Kitui Governor Charity Ngilu and Nasa leader Raila Odinga during Nyenze's burial on December 19, 2017. [Paul Mutua, Standard]

The United States is still pushing for dialogue between President Uhuru Kenyatta and Opposition leader Raila Odinga.

This is despite threats by the Raila-led National Super Alliance (NASA) to have him sworn in before the end of this year.

The US said it would continue championing talks between the Government and the Opposition to make Kenya a “model of dialogue”, even as it urged the former premier to shelve plans of getting sworn in.

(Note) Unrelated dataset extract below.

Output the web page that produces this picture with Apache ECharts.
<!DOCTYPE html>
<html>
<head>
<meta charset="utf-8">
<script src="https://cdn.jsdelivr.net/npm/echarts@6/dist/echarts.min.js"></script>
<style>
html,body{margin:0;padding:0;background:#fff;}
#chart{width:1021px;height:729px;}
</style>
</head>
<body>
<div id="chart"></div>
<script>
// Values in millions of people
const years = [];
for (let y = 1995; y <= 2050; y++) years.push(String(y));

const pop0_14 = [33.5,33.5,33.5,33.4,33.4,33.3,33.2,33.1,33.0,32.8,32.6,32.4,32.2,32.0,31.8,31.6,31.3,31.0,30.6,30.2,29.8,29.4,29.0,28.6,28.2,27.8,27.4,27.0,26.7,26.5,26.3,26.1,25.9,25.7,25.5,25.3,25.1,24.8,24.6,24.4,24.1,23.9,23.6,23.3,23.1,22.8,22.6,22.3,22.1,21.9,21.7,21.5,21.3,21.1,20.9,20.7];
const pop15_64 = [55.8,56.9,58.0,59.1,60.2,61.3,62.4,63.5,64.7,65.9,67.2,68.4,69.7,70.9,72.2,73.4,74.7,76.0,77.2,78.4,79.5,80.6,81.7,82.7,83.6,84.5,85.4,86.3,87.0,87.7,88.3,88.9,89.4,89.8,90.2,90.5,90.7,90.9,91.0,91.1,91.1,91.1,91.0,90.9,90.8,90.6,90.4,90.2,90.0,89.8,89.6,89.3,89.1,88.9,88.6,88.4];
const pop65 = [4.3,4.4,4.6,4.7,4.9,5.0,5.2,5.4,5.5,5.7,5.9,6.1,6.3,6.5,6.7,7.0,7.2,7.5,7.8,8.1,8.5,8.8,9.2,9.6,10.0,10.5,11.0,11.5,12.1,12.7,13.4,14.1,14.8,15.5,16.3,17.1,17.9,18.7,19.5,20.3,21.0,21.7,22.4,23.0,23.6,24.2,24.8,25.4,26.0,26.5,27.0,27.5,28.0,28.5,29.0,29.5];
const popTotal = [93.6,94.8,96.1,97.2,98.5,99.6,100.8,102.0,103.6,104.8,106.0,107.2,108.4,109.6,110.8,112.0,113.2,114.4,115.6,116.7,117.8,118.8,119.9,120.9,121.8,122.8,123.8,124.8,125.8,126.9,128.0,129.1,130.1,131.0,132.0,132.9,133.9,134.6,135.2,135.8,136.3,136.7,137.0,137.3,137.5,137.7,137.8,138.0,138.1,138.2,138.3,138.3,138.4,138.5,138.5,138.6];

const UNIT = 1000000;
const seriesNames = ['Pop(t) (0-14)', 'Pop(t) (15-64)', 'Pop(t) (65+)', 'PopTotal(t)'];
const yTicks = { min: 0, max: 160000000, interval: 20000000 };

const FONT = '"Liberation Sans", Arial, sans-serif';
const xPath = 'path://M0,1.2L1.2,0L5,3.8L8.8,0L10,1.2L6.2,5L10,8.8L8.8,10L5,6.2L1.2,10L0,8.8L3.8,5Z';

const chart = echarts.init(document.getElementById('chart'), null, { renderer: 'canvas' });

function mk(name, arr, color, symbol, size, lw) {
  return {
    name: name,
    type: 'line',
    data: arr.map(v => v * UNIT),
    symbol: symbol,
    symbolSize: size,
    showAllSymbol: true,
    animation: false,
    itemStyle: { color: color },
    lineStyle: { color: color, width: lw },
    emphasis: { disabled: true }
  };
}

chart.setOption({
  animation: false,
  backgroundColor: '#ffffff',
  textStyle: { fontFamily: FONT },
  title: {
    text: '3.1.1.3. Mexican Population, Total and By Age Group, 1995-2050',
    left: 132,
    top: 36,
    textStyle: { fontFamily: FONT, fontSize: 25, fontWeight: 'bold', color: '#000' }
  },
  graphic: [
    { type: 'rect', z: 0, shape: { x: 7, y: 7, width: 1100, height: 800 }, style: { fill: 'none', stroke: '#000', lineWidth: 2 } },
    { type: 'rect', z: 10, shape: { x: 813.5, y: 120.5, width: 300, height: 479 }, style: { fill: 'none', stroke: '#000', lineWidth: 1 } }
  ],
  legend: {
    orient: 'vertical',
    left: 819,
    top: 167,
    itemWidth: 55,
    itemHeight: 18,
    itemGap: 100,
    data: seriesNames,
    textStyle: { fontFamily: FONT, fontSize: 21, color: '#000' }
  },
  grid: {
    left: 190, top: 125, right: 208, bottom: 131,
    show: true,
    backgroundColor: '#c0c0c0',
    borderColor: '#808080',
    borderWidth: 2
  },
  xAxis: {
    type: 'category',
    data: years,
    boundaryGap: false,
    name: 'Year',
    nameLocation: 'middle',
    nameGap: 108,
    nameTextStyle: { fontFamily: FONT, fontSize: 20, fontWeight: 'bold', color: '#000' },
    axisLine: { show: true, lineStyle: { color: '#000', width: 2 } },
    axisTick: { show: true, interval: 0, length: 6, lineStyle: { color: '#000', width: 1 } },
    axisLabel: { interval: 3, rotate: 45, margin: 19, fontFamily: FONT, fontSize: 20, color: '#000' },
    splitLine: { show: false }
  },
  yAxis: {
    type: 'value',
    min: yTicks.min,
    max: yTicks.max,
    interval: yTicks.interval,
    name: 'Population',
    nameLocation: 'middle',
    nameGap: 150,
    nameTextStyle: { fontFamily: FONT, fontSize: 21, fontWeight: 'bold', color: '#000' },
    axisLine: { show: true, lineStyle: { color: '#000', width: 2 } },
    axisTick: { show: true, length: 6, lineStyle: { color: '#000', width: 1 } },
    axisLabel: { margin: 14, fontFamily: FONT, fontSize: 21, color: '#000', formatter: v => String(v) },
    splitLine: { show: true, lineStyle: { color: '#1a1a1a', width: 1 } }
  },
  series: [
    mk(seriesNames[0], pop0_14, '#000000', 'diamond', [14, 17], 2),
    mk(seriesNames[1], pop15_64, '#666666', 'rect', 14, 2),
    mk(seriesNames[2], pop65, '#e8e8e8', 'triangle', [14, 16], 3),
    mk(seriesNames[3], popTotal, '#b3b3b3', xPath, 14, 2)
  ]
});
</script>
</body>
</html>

While praising Raila for his commitment towards political reforms in the country, acting Assistant Secretary for African Donald Yamamoto said Raila’s plan to form a parallel government was unhelpful.

“Raila stands as a model for reform. He is respected because of his push for reforms,” he said during a teleconference at the US embassy in Nairobi.

The envoy rekindled hope on the fading possibility of dialogue between Raila and Uhuru.

Recently, Uhuru claimed he was not ready for talks with Raila and asked him to prepare to face off with Deputy President William Ruto in the 2022 elections.

Concluded elections

Uhuru said on Sunday he would not spend time politicking when polls had been concluded, adding it was time to deliver election promises.

 Yamamoto's statement yesterday that US’s push for dialogue was still on course seemed to conflict with Uhuru's stand.

“We will continue working with Raila and Uhuru. We need to push forward and get dialogue in a constructive manner,” he said.

Yamamoto said US ambassador to Kenya Robert Godec has been at the forefront seeking to lead the two leaders into talks and noted it was still possible for an agreement to be reached.

The Washington-based official praised Kenya as a country that had demonstrated high standards of democracy and one that enjoyed constructive ties with the US.

"Kenya stands as a model for what could happen and what must be done," Yamamoto added.

But the latest developments of NASA's plans to swear in Raila as “the people’s president” are threatening the relative political calm that had returned after two presidential elections.

Attorney General Githu Muigai has warned that Raila’s swearing in will amount to high treason.

However, Siaya Senator James Orengo dismissed Attorney General Githu Muigai's warning on ‘high treason’ if Raila takes oath of office, saying Kenyan laws were not clear on the matter.